I don’t think it’s representative of a majority, by any stretch.

It’s like the Tom Lykis Show all over again.

Nope!

Along the same lines as even sven, I think if you take the second paragraph and substitute the word “people” for the word “women,” it’s not terribly far off base. People aren’t very rational, and actions are far more accurate a basis for evaluation of an individual than words. Not so much because people lie (although we do), as that what people’s attitudes are about something are not that great a predictor about what actions we’ll take in a given situation. People rarely make decisions about issues in their lives in isolation. Situation dictates our actions as much as or more than ideology.

The writer quoted in the OP strikes me as very young and rather silly. Also, as several have pointed out, looking to make a buck from the gullible and unsuccessful.

I think there is some truth to it.

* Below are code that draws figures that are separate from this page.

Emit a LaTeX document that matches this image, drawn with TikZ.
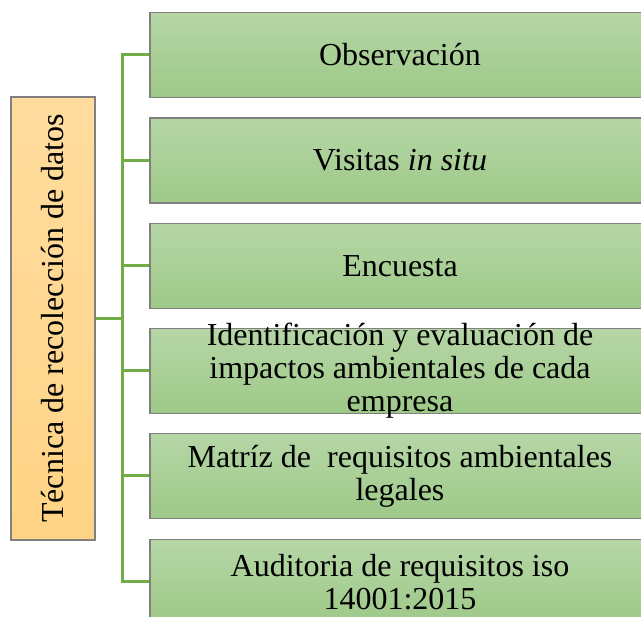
\documentclass[tikz,border=0pt]{standalone}
\usepackage{fontspec}
\setmainfont{Liberation Serif}
\usepackage{tikz}

\definecolor{boxtop}{RGB}{182,214,166}
\definecolor{boxbot}{RGB}{157,201,136}
\definecolor{tectop}{RGB}{255,220,158}
\definecolor{tecbot}{RGB}{255,212,134}
\definecolor{linkgreen}{RGB}{112,173,71}
\definecolor{edge}{RGB}{128,128,128}

\tikzset{
    itembox/.style={draw=edge, line width=1.2pt, top color=boxtop, bottom color=boxbot,
        minimum width=500pt, minimum height=85pt, inner sep=0pt},
    tecbox/.style={draw=edge, line width=1.2pt, top color=tectop, bottom color=tecbot,
        minimum width=84pt, minimum height=443pt, inner sep=0pt},
    itemtext/.style={align=center, font=\fontsize{32}{33}\selectfont, inner sep=0pt},
    link/.style={linkgreen, line width=3pt}
}

\begin{document}
\begin{tikzpicture}[x=1pt, y=-1pt]
        \useasboundingbox (0,0) rectangle (641,617);

        % Draw the left box
        \node[tecbox] (tec) at (53,318.5) {};
        \node[itemtext, rotate=90] (tectext) at (tec) {Técnica de recolección de datos};

        % Draw the item boxes
        \foreach \name/\y/\txt in {obs/55/Observación,
                vis/160.5/Visitas \textit{in situ},
                enc/266/Encuesta,
                ide/371/Identificación y evaluación de\\impactos ambientales de cada\\empresa,
                mat/476/Matríz de~ requisitos ambientales\\legales,
                aud/582/Auditoria de requisitos iso\\14001:2015}
        {
            \node[itembox] (\name) at (400,\y) {};
            \node[itemtext] (\name text) at (\name) {\txt};
        }

        % Draw the connectors
        \coordinate (trunk) at (122,0);
        \draw[link] (tec.east) -- (tec.east -| trunk);
        \draw[link] (obs.west) -- (obs.west -| trunk) -- (aud.west -| trunk) -- (aud.west);
        \foreach \name in {vis,enc,ide,mat}
            \draw[link] (\name.west) -- (\name.west -| trunk);
    \end{tikzpicture}
\end{document}
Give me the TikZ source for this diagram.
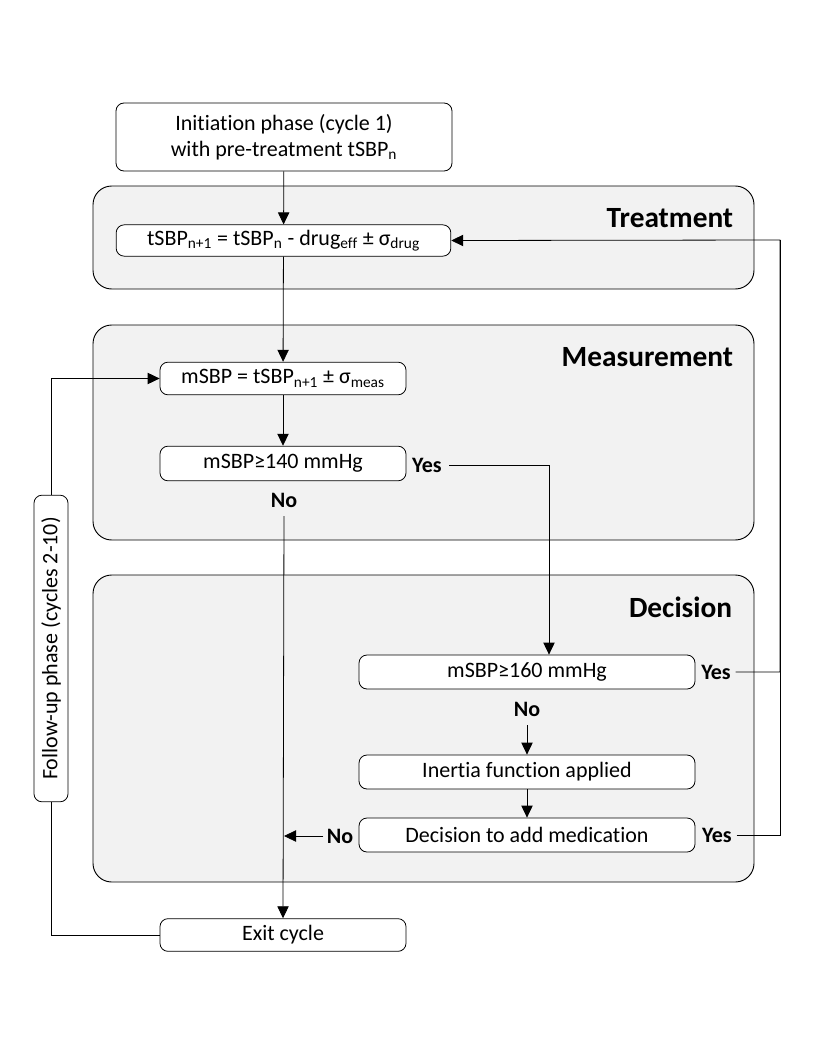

I would advise any young generic male never to get married. I was warned, didn’t listen, and it worked out let they said it would. Times have changed quickly in women’s favor when it comes to overall power in relationships and it isn’t a pretty situation for younger men in particular. It may work for a few but you can’t count on anything other than having the life and your masculinity sucked right out of you by the first convincing succubus that comes along. Put a big shield for defense before you have a chance to get tricked men or your long-term wellbeing and your wallet will suffer. Focus on the stuff you can control and pursue your dreams. At least you have only yourself it blame if that doesn’t work.

Dick Masterson gives a pretty convincing interview on Dr. Phil about this topic and he seems to be well grounded.